L’apparition de la pandémie du COVID-19 a été une autre preuve de la réactivité de ce secteur et sa contribution à l’effort national pour combattre ce virus. Le GIMAS a ainsi mobilisé ses membres pour la participation au développement et la création des respirateurs pour les patients du COVID-19. En partenariat avec le Ministère de l’Industrie, du Commerce, de l’Économie Verte et Numérique et la collaboration de nombreux partenaires technologiques et le corps médical, le premier respirateur 100% Marocain s’est fait en un temps record. La livraison de 500 respirateurs est prévue en ce mois d’avril.
« Parce que nous croyons en la capacité de résilience du Maroc et des Marocains, nous avons opté pour une démarche proactive, ouverte et innovante. Nous appelons à cette réflexion pour du moyen et du long terme et nous aimerions y associer d’autres secteurs industriels. L’objectif est d’aborder ensemble les conséquences de la pandémie du COVID-19 et les mutations qui seront nécessaires. Une redistribution des cartes sera opérée dans le monde, Cette dynamique va nous permettre – tous ensemble – de reprendre rapidement et de nous adapter à la nouvelle situation et de nous en sortir gagnant », déclare Karim Cheikh, Président du GIMAS.
« Nos objectifs sont clairs : sociale en préservant le maximum d’emplois, économique à travers la survie et le développement de nos membres, et partage du savoir-faire et de la technologie.

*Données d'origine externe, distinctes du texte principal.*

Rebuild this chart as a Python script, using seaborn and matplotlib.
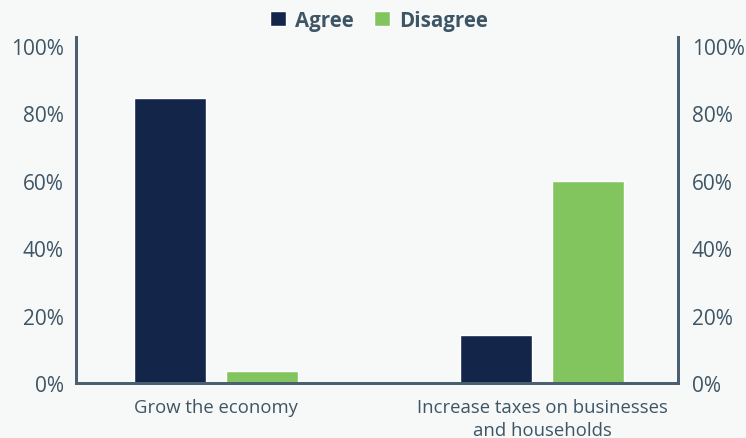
import matplotlib
matplotlib.use("Agg")
import matplotlib.pyplot as plt
import seaborn as sns
import pandas as pd
from matplotlib.ticker import FuncFormatter
from matplotlib.patches import Patch

categories = ["Grow the economy", "Increase taxes on businesses\nand households"]
series = ["Agree", "Disagree"]
agree = [84.5, 14.3]
disagree = [3.6, 60.0]
yticks = [0, 20, 40, 60, 80, 100]

df = pd.DataFrame({
    "category": categories * 2,
    "response": ["Agree"] * 2 + ["Disagree"] * 2,
    "value": agree + disagree,
})

sns.set_theme(style="white")
plt.rcParams["font.family"] = ["Open Sans", "DejaVu Sans"]

bg = "#f7f9f9"
text_c = "#3e5565"
spine_c = "#4a6070"
colors = {"Agree": "#13264a", "Disagree": "#82c55f"}

fig = plt.figure(figsize=(7.46, 4.39), dpi=100, facecolor=bg)
ax = fig.add_axes([76/746, 1-384/439, (678-76)/746, (384-38)/439])
ax.set_facecolor(bg)

sns.barplot(data=df, x="category", y="value", hue="response", palette=colors,
            width=0.567, gap=0.22, ax=ax, legend=False, saturation=1)

ax.set_xlim(-0.43, 1.417)
ax.set_ylim(0, 102.7)
ax.set_yticks(yticks)
fmt = FuncFormatter(lambda v, p: f"{int(v)}%")
ax.yaxis.set_major_formatter(fmt)
ax.set_xlabel("")
ax.set_ylabel("")
ax.tick_params(axis="y", length=0, labelsize=15, colors=text_c, pad=9)
ax.tick_params(axis="x", length=0, labelsize=13.3, colors=text_c, pad=11)
for lbl in ax.get_xticklabels():
    lbl.set_linespacing(1.35)

ax2 = ax.twinx()
ax2.set_ylim(ax.get_ylim())
ax2.set_yticks(yticks)
ax2.yaxis.set_major_formatter(fmt)
ax2.tick_params(axis="y", length=0, labelsize=15, colors=text_c, pad=10)

for a in (ax, ax2):
    a.spines["top"].set_visible(False)
    for s in ["left", "right", "bottom"]:
        a.spines[s].set_color(spine_c)
        a.spines[s].set_linewidth(2)

handles = [Patch(facecolor=colors[s], label=s) for s in series]
leg = fig.legend(handles=handles, loc="upper center", bbox_to_anchor=(0.508, 1.017),
                 ncol=2, frameon=False, handlelength=0.75, handleheight=0.75,
                 handletextpad=0.45, columnspacing=1.0,
                 prop={"weight": "bold", "size": 14.8})
for t in leg.get_texts():
    t.set_color(text_c)

fig.savefig("out.png", dpi=100, facecolor=bg)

Nous comptons sur le soutien de l’état pour atteindre ces objectifs.
Notre contribution à la fabrication du premier respirateur marocain n’est qu’un exemple de transfert de savoir-faire, de l’agilité dont nous sommes capables et de la capacité d’adaptation des entreprises de l’Aéronautique et spatial ».
Une autre exemplarité des entreprises de l’aéronautique au Maroc et leurs collaborateurs durant cette crise, est le très faible taux d’absentéisme (moins de 5%) comparé aux plateformes aéronautiques des autres pays où ce taux est supérieur à 30%.
Ceci montre à la supply chain mondiale, la solidité de la base Maroc dans la gestion de cette crise par l’Etat qui a maîtrisé la situation très tôt pour assurer la protection sanitaire de sa population.
La reprise des activités de l’industrie aéronautique dépendra de la durée de propagation de la pandémie et du lancement des programmes des donneurs d’ordre en l’occurrence Airbus et Boeing.
En attendant, il y a lieu de recenser les opportunités qu’offrent cette crise au niveau de la préparation du tissu industriel aeronautique. Cette industrie se divise en tout ce qui concerne l’ingénierie ou le hardware et le software et l’assemblage qui restera dominant. Le Maroc se doit se positionner pour investir dans les deux créneaux ; condition préalable pour asseoir une stratégie de formation des collaborateurs avec pour objectif »bon du premier coup ».